• _GOAL_: Please print the lines between the one with "Output the web" and the one with "0.07, 0.02, 0.0];", both ends included, exactly as written, with no pictures.

• _RECORDED DATA_:
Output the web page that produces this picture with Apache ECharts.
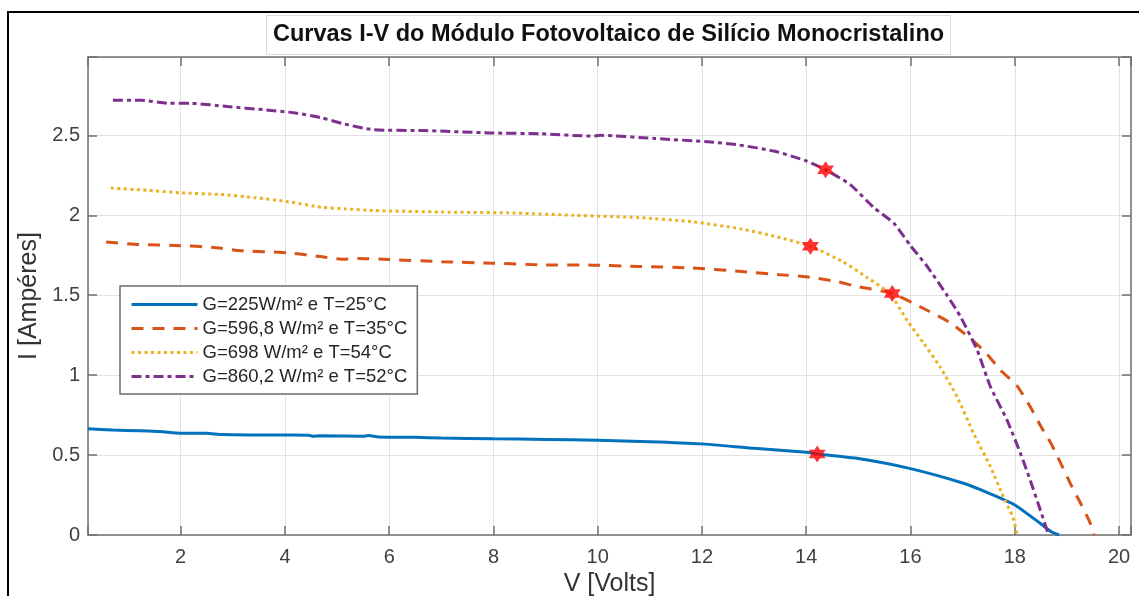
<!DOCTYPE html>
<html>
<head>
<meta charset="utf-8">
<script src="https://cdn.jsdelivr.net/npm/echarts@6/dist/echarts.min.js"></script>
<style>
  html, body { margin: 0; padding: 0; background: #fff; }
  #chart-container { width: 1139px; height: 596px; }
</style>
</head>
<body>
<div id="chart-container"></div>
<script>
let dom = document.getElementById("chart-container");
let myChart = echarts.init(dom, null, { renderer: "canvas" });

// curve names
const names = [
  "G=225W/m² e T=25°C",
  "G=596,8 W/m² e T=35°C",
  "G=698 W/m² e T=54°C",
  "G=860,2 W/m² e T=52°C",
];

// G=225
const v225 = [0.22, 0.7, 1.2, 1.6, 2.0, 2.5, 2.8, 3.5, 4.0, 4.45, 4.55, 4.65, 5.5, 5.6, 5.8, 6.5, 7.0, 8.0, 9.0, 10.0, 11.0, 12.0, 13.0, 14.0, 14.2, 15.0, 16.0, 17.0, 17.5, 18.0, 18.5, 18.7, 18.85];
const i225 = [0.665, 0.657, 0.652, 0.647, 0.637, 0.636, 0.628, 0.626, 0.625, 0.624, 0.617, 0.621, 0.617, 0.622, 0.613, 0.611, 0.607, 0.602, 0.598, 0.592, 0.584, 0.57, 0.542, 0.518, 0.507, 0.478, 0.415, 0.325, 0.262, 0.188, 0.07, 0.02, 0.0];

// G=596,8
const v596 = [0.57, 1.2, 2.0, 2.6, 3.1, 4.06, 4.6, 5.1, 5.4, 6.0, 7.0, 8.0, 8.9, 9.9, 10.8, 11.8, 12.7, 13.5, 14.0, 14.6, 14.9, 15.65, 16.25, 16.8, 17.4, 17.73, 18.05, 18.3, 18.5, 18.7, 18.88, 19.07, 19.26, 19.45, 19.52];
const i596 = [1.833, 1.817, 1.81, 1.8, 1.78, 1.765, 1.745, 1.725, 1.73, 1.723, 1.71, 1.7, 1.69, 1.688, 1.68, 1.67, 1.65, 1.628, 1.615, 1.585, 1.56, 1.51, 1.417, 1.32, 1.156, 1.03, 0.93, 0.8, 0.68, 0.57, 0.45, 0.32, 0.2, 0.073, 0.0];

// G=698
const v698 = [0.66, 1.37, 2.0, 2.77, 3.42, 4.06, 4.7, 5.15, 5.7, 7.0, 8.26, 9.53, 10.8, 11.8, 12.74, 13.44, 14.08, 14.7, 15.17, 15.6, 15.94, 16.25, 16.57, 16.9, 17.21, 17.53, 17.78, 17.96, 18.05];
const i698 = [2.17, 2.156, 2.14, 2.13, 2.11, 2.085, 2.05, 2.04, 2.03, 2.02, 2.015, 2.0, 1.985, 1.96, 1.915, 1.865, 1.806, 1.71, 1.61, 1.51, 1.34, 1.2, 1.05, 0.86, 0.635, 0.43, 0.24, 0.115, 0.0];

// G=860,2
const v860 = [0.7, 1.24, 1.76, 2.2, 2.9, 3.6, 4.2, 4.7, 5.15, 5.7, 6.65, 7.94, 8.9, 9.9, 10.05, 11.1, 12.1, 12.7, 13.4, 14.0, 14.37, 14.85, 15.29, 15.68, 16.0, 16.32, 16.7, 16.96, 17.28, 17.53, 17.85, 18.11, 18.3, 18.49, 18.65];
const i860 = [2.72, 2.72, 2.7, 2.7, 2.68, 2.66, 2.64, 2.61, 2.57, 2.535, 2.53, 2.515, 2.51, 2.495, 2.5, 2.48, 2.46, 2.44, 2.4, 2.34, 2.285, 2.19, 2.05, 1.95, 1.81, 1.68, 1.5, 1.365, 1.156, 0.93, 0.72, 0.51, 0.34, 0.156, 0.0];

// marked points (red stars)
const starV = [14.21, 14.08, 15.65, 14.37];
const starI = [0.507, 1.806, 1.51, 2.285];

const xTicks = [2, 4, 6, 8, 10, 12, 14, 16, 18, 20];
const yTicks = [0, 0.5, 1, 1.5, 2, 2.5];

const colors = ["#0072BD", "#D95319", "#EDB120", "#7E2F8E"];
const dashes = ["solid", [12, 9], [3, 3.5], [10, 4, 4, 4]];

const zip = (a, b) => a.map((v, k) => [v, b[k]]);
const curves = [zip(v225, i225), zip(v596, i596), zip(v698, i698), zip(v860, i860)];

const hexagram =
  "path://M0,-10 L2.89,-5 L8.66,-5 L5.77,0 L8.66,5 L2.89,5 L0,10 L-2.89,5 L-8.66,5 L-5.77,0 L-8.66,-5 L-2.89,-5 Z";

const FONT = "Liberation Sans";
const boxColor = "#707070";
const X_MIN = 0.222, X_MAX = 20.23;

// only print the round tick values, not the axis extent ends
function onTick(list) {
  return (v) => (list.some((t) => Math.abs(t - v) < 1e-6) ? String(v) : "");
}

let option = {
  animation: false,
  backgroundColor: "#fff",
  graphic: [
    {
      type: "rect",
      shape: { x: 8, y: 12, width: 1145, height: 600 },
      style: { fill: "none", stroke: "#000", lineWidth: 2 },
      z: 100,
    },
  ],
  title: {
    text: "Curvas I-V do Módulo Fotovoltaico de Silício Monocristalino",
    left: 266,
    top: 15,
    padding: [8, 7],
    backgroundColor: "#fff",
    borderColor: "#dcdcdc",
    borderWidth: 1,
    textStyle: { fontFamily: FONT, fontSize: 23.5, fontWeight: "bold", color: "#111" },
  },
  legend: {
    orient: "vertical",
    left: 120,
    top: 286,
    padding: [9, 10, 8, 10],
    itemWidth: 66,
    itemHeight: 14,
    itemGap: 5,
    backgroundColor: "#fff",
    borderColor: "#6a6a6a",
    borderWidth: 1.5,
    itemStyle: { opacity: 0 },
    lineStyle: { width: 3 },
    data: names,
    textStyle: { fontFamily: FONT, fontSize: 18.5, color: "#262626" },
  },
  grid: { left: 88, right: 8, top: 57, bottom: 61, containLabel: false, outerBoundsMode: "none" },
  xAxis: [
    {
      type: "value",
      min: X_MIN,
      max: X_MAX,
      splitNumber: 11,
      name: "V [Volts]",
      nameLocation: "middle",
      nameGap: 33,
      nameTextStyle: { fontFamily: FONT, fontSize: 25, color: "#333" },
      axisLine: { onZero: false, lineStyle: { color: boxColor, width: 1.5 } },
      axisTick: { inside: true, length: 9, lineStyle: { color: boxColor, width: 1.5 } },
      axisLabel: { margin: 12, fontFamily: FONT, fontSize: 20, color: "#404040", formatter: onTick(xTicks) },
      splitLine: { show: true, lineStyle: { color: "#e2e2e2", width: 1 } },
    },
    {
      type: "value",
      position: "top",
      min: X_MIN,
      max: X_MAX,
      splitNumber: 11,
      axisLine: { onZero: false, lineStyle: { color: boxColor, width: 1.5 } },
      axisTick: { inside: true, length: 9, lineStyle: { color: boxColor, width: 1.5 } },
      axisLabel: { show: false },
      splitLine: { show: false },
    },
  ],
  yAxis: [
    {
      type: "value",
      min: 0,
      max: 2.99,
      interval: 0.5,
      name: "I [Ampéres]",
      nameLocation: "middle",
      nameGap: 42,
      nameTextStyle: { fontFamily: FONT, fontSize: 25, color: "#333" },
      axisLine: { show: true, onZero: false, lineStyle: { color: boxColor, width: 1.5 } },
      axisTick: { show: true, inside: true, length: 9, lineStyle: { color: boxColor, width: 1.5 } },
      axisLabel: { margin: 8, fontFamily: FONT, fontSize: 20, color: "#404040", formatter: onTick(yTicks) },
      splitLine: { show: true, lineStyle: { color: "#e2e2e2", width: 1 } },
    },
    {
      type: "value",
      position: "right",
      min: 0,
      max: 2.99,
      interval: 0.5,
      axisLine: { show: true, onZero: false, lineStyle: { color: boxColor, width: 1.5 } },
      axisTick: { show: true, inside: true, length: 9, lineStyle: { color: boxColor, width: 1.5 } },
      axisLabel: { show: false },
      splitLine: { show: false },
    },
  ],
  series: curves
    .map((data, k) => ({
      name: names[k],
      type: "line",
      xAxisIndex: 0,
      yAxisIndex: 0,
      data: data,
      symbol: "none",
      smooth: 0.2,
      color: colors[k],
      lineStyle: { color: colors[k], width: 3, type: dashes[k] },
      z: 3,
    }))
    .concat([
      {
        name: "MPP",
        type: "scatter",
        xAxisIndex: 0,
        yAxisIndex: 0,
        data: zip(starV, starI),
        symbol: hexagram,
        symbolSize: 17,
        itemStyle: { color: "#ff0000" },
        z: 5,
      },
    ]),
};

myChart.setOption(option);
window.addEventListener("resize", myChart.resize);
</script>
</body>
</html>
==
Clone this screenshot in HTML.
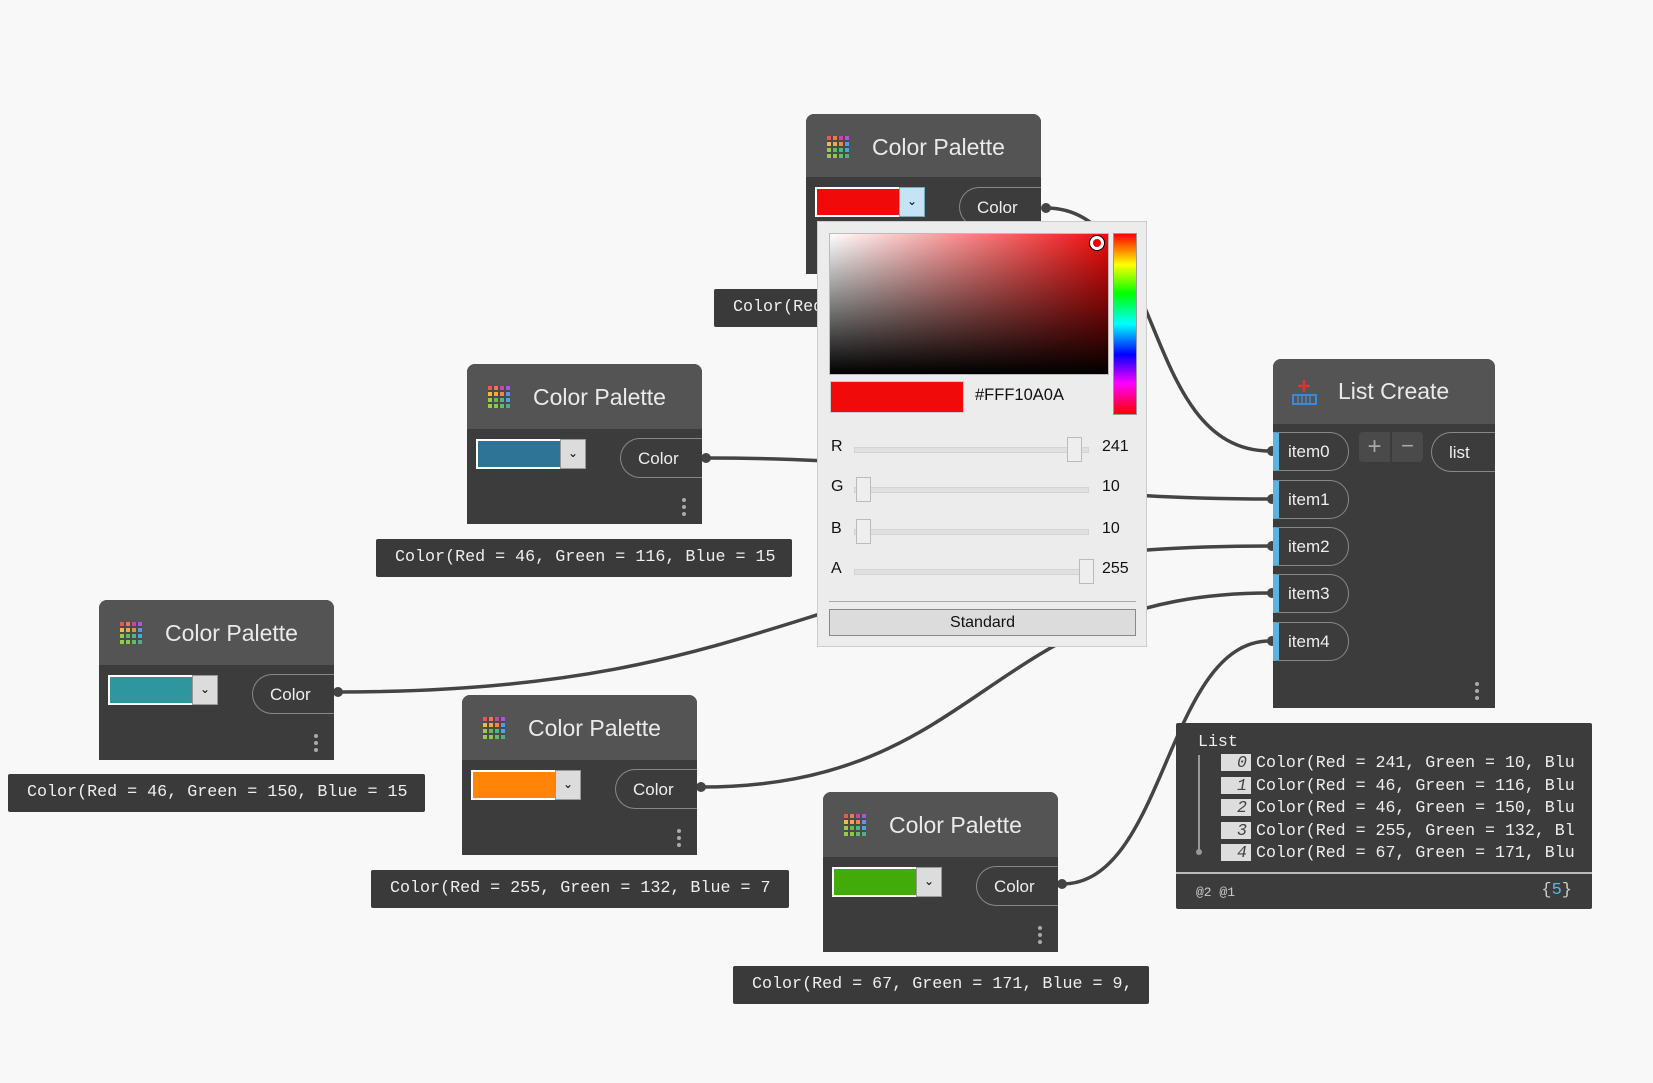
==
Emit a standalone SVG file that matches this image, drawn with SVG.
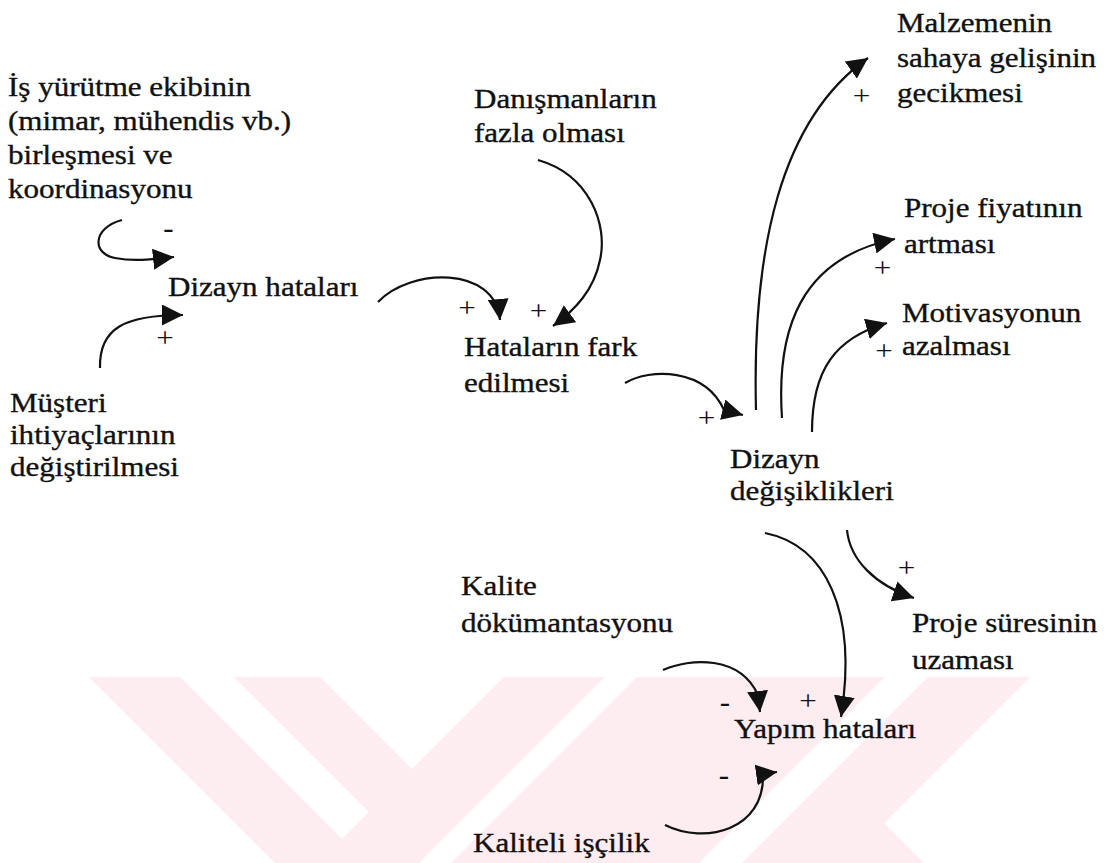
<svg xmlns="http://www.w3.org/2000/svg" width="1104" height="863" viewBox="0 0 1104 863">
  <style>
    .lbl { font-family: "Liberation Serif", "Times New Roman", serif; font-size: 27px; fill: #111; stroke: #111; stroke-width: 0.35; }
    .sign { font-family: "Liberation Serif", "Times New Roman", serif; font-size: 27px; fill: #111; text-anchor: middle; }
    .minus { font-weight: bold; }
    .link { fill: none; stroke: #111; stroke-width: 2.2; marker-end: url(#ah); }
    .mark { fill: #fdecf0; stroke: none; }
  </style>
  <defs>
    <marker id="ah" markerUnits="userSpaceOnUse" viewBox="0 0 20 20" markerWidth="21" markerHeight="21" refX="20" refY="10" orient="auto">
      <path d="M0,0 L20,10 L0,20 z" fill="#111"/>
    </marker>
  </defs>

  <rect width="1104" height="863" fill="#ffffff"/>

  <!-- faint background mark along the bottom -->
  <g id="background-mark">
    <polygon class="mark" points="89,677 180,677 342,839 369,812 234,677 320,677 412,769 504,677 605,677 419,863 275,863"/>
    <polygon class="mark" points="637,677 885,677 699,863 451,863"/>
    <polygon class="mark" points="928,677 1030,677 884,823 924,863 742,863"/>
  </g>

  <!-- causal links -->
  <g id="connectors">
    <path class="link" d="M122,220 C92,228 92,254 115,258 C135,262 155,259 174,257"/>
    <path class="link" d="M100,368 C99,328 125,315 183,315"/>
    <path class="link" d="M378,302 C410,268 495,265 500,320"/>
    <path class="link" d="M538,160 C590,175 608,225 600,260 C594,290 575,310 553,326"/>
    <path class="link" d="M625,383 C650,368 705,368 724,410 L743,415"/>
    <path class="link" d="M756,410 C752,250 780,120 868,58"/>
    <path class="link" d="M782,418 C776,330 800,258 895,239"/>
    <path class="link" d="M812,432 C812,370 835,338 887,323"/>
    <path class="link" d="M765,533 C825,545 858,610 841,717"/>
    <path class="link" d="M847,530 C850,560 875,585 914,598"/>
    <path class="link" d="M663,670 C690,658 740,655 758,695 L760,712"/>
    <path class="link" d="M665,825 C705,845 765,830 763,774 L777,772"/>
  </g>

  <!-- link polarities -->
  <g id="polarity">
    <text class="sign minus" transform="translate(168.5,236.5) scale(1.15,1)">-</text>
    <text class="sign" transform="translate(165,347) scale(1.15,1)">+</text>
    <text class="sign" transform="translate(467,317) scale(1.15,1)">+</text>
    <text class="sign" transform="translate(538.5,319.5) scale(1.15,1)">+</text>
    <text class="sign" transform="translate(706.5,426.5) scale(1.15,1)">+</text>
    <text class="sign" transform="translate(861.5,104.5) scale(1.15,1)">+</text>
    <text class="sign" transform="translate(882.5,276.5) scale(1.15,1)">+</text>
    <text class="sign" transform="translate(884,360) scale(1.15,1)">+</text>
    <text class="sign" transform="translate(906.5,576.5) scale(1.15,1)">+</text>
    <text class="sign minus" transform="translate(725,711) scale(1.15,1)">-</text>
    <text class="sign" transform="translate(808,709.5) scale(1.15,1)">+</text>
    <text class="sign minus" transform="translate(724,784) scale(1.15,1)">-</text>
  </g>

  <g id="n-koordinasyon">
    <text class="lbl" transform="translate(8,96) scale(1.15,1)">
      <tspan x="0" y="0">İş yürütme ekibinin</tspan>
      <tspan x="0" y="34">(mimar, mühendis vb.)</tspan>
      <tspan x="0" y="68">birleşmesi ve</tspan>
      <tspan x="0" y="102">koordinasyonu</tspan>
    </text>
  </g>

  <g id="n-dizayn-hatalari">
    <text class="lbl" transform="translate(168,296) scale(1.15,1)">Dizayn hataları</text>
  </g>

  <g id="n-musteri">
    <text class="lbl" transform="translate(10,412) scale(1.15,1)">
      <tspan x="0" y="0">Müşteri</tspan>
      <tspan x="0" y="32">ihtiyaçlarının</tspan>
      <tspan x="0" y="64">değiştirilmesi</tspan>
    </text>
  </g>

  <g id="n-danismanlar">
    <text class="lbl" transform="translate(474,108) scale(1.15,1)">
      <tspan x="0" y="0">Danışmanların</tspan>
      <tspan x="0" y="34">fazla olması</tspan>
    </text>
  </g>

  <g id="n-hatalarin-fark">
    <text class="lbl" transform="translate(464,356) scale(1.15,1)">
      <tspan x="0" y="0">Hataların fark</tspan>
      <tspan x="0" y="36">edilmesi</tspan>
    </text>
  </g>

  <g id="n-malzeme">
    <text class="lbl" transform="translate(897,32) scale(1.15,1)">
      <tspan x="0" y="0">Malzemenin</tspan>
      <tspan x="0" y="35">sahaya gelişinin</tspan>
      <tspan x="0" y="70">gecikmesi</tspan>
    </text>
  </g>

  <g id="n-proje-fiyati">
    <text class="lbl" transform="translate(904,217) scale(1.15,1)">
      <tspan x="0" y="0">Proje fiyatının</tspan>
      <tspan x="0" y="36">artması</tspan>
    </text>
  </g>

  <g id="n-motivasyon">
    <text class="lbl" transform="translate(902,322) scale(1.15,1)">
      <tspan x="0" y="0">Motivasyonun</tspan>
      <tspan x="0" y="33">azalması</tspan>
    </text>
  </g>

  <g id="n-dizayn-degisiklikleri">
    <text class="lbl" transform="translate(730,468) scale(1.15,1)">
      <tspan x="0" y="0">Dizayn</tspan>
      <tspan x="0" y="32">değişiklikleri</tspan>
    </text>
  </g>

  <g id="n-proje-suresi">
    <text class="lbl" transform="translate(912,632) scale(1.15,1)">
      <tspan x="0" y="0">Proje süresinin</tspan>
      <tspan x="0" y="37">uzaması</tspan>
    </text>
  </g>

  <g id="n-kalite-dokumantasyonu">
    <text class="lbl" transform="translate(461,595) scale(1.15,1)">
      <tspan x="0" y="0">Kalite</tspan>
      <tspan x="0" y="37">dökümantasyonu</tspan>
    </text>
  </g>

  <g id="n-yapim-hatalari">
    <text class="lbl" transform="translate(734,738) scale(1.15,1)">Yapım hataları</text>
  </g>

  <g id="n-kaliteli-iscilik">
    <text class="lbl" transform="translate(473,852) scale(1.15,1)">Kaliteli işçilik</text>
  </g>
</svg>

• _TASK RESPONSE_:
Output the web page that produces this picture with Apache ECharts.
<!DOCTYPE html>
<html>
<head>
<meta charset="utf-8">
<script src="https://cdn.jsdelivr.net/npm/echarts@6/dist/echarts.min.js"></script>
<style>
  html, body { margin: 0; padding: 0; background: #fff; }
  #chart-container { width: 1139px; height: 596px; }
</style>
</head>
<body>
<div id="chart-container"></div>
<script>
let dom = document.getElementById("chart-container");
let myChart = echarts.init(dom, null, { renderer: "canvas" });

// curve names
const names = [
  "G=225W/m² e T=25°C",
  "G=596,8 W/m² e T=35°C",
  "G=698 W/m² e T=54°C",
  "G=860,2 W/m² e T=52°C",
];

// G=225
const v225 = [0.22, 0.7, 1.2, 1.6, 2.0, 2.5, 2.8, 3.5, 4.0, 4.45, 4.55, 4.65, 5.5, 5.6, 5.8, 6.5, 7.0, 8.0, 9.0, 10.0, 11.0, 12.0, 13.0, 14.0, 14.2, 15.0, 16.0, 17.0, 17.5, 18.0, 18.5, 18.7, 18.85];
const i225 = [0.665, 0.657, 0.652, 0.647, 0.637, 0.636, 0.628, 0.626, 0.625, 0.624, 0.617, 0.621, 0.617, 0.622, 0.613, 0.611, 0.607, 0.602, 0.598, 0.592, 0.584, 0.57, 0.542, 0.518, 0.507, 0.478, 0.415, 0.325, 0.262, 0.188, 0.07, 0.02, 0.0];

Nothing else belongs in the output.